Si toutes les utilisations de l’article 49, alinéa 3 ont abouti à l'adoption du texte, ce qui prouve l'efficacité de cette disposition, il convient toutefois de remarquer que son utilisation a pu parfois être contestable. On peut ainsi mentionner ici à titre d’exemple l’adoption de la loi de finances rectificative pour 1962 contenant les crédits pour le développement de l'arme nucléaire : « déposé sur le Bureau de l'Assemblée nationale, un projet de loi pour lequel le Gouvernement a demandé la procédure accélérée (d'urgence à l'époque) est considérablement amendé. Le Gouvernement, revenant au texte tel qu'il l'avait déposé, engage sa responsabilité en vertu de l'alinéa 3. Le texte est adopté après le rejet de la motion de censure déposée par l'opposition. Transmis au Sénat, le texte est rejeté. Le Gouvernement demande la réunion d'une commission mixte paritaire qui ne parvient pas à trouver un compromis. Le Gouvernement représente son texte devant l'Assemblée et y engage à nouveau sa responsabilité. Adopté sans vote, le texte est transmis au Sénat qui le rejette à nouveau. Le Gouvernement demande alors à l'Assemblée nationale de statuer définitivement et engage sa responsabilité. Le texte est définitivement adopté sans vote. » (V. Code constitutionnel, Dalloz, commentaire de M. Lascombe). Ainsi, même avec une « opposition totale du Sénat (2 votes négatifs) et un mécontentement latent à l'Assemblée nationale (aucun vote positif), le Gouvernement parvient à imposer son texte, sans qu'il ait subi de modifications dès lors qu'il n'en a pas accepté » (ibid.).

Utilisation de l’article 49, alinéa 3 sous la Ve

Depuis le début de la Ve République, c’est la 89e fois que cette procédure est engagée.
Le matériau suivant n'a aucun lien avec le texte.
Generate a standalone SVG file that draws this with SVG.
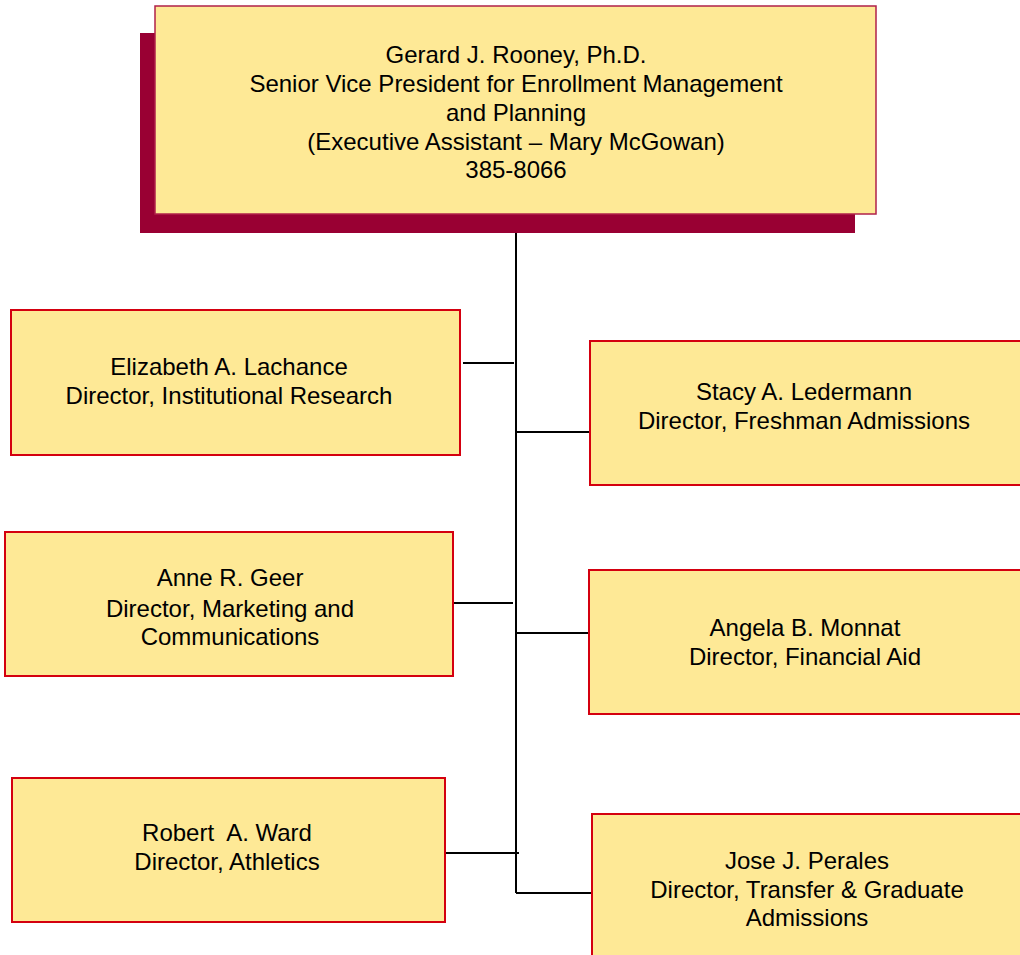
<svg xmlns="http://www.w3.org/2000/svg" width="1020" height="955" viewBox="0 0 1020 955">
<style>
.box{fill:#FEE996;stroke:#D4000F;stroke-width:2}
.top{fill:#FEE996;stroke:#B0204A;stroke-width:1.5}
.shadow{fill:#990033}
.t{font-family:"Liberation Sans",Arial,sans-serif;font-size:24px;fill:#000;text-anchor:middle}
.c{stroke:#000;stroke-width:2;fill:none}
</style>
<rect width="1020" height="955" fill="#fff"/>
<g id="connectors">
<line class="c" x1="516" y1="214" x2="516" y2="893"/>
<line class="c" x1="463" y1="363" x2="514" y2="363"/>
<line class="c" x1="453" y1="603" x2="513" y2="603"/>
<line class="c" x1="445" y1="853" x2="519" y2="853"/>
<line class="c" x1="516" y1="432" x2="590" y2="432"/>
<line class="c" x1="516" y1="633" x2="589" y2="633"/>
<line class="c" x1="516" y1="893" x2="592" y2="893"/>
</g>
<g id="rooney">
<rect class="shadow" x="140" y="33" width="715" height="200"/>
<rect class="top" x="155" y="6" width="721" height="208"/>
<text class="t" x="516" y="63">Gerard J. Rooney, Ph.D.</text>
<text class="t" x="516" y="92">Senior Vice President for Enrollment Management</text>
<text class="t" x="516" y="121">and Planning</text>
<text class="t" x="516" y="150">(Executive Assistant – Mary McGowan)</text>
<text class="t" x="516" y="178">385-8066</text>
</g>
<g id="lachance">
<rect class="box" x="11" y="310" width="449" height="145"/>
<text class="t" x="229" y="375">Elizabeth A. Lachance</text>
<text class="t" x="229" y="404">Director, Institutional Research</text>
</g>
<g id="geer">
<rect class="box" x="5" y="532" width="448" height="144"/>
<text class="t" x="230" y="586">Anne R. Geer</text>
<text class="t" x="230" y="617">Director, Marketing and</text>
<text class="t" x="230" y="645">Communications</text>
</g>
<g id="ward">
<rect class="box" x="12" y="778" width="433" height="144"/>
<text class="t" x="227" y="841" xml:space="preserve">Robert  A. Ward</text>
<text class="t" x="227" y="870">Director, Athletics</text>
</g>
<g id="ledermann">
<rect class="box" x="590" y="341" width="440" height="144"/>
<text class="t" x="804" y="400">Stacy A. Ledermann</text>
<text class="t" x="804" y="429">Director, Freshman Admissions</text>
</g>
<g id="monnat">
<rect class="box" x="589" y="570" width="440" height="144"/>
<text class="t" x="805" y="636">Angela B. Monnat</text>
<text class="t" x="805" y="665">Director, Financial Aid</text>
</g>
<g id="perales">
<rect class="box" x="592" y="814" width="440" height="150"/>
<text class="t" x="807" y="869">Jose J. Perales</text>
<text class="t" x="807" y="898">Director, Transfer &amp; Graduate</text>
<text class="t" x="807" y="926">Admissions</text>
</g>
</svg>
Liste des Premiers ministres ayant utilisé l’article 49, alinéa 3 :

Michel Debré (1959-1962) : 4 fois ; Georges Pompidou (1962-1968) : 6 fois ; Raymond Barre (1976-1981) : 8 fois ; Pierre Mauroy (1981-1984) : 7 fois ; Laurent Fabius (1984-1986) : 4 fois ; Jacques Chirac (1986-1988) : 8 fois ; Michel Rocard (1988-1991) : 28 fois ; Edith Cresson (1991-1992) : 8 fois ; Pierre Bérégovoy (1992-1993) : 3 fois ; Edouard Balladur (1993-1995) : 1 fois ; Alain Juppé (1995-1997) : 2 fois ; Jean-Pierre Raffarin (2002-2005) : 2 fois ; Dominique de Villepin (2005-2007) : 1 fois ; Manuel Valls (2014-2016) : 6 fois et Édouard Philippe (2017- ) : 1 fois.